A team of researchers from UC San Diego recently came up with a relatively simple method for convincing fake video-detectors that AI-generated fakes are the real deal.
AI-generated videos called “Deepfakes” started flooding the internet a few years back when bad actors realized they could be used to exploit women and, potentially, spread political misinformation. The first generation of these AI systems produced relatively easy-to-spot fakes but further development has lead to fakes that are harder than ever to detect.
To this end, numerous researchers have developed AI-powered methods by which Deepfakes and other similar AI-generated fake videos can be detected. Unfortunately, they’re all susceptible to the UC San Diego team’s adversarial attack methods.

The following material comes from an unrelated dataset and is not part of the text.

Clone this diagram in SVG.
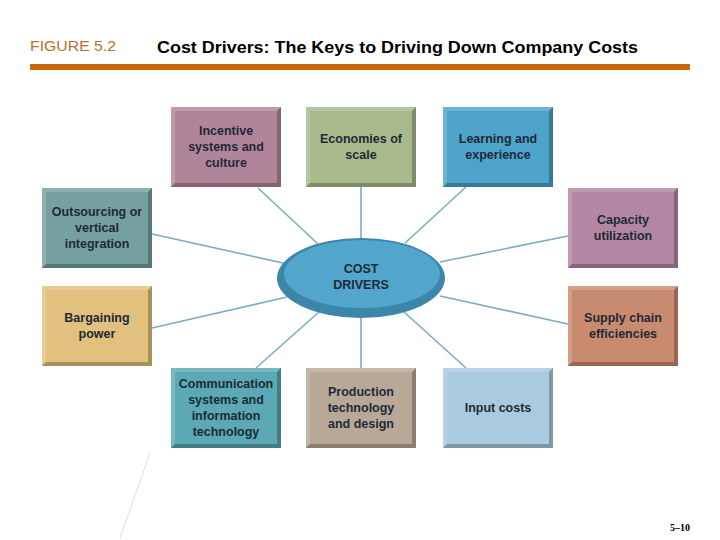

Per the team’s research paper:
In this work, we demonstrate that it is possible to bypass such detectors by adversarially modifying fake videos synthesized using existing Deepfake generation methods. We further demonstrate that our adversarial perturbations are robust to image and video compression codecs, making them a real-world threat.
The first video below shows a Deepfake detector working normally, the second shows what happens when the researchers infuse the video with adverserial information designed to fool the detectors:
Fake video detectors examine each frame of a video for manipulation — it’s impossible to make a manipulated frame appear natural on the surface. The UC San Diego team developed a process by which they inject adversarial information into each frame, thus causing the detectors to think the video is “normal.”
The attack works on both white and black box AI – with the difference being whether the “faking” happens openly or under hidden parameters. And, according to the researchers, it’s entirely robust to compression and other manipulations.
This research clearly indicates that state-of-the-art fake video detectors are severely limited. In essence, the team concludes that a bad actor with partial domain knowledge could fool all of the current Deepfakes detectors.